What Stephen said is right--the IAOC needs to systematically, rather than
informally, analyze what it is that needs to be done in confidence, and
expose the rest to public view.   I know this is non-trivial, and I do not
say this in the spirit of bashing the IAOC, who work very hard for us with
little reward other than our complaining.

If I were on the IAOC right now, I would be thinking about how to get off
of it.   I've been in the situation of having what seemed like a big chunk
of the IETF upset at me, and it's pretty soul-crushing.   Nevertheless, I
think what Stephen proposes is the thing the IAOC can do that is most
likely to prevent future woe of this kind.

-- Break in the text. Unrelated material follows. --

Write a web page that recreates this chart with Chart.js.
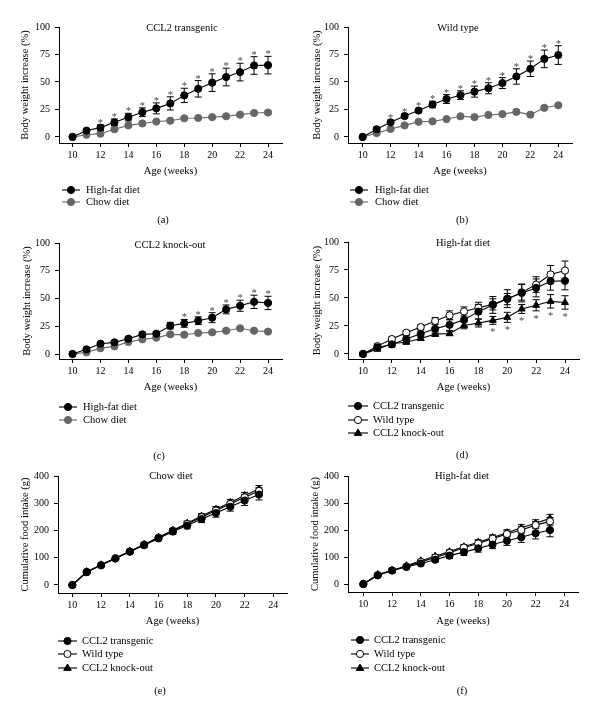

On Mon, Apr 11, 2016 at 8:17 AM, Yoav Nir <ynir.ietf@gmail.com> wrote:

>
> > On 11 Apr 2016, at 1:45 PM, Rich Kulawiec <rsk@gsp.org> wrote:
> >
> > On Mon, Apr 11, 2016 at 08:05:19AM +0000, Andrew Allen wrote:
> >> We could be left with the only possible venue being a cruise ship
> >> sailing in international waters - [snip]
> >
> > There is another alternative -- one I've raised repeatedly.
> >
> > Don't have physical meetings.  Then this entire problem space simply
> > vanishes, along with the need for a discusion thread that's now over a
> > hundred messages.  (And it's not the first one.)  YES, it's replaced by a
> > different problem space, which roughly works out to "how can everything
> > be done virtually?"  but given that this is the *Internet* engineering
> > task force I have no doubt that the collective expertise is more than
> > capable of dealing with that.
>
> I don’t believe that this technology exists. People have been singing the
> praise of Meetecho in IETF 95, and yet remote participation is nothing like
> being in the room. And the “virtual interim” meetings are nothing like
> physical meetings. There is a reason why airlines make great money from
> business travel and don’t shut down for the winter.
>
> > Particularly if all the discussion, effort,
> > and expense going into the logistics of physical meetings is redirected
> > into virtual ones instead.
>
> Yeah, perhaps, some day when we’re all wearing virtual reality headsets
> and our avatars are hanging out in a virtual venue, and we all have
> sufficient equipment and bandwidth to handle all that. We’re not there yet.
>
> > I really can't take any of the platitudes about "inclusion" seriously
> > until that happens -- because as long as the IETF persists with physical
> > meetings, most people *will* be excluded due to cost, distance, time,
> > legal climate, personal safety, etc.  The IETF is, even if accidentally,
> > selecting for the elite few who are fortunate enough to be attend.
>
> Virtual meetings with the technology we have today makes it very hard for
> people with mediocre English to follow the discussion. The “I don’t quite
> follow what you’re saying” look does not translate well to the kind of
> video we can use today. That extends even to people with relatively good
> English (for non-native speakers) like me.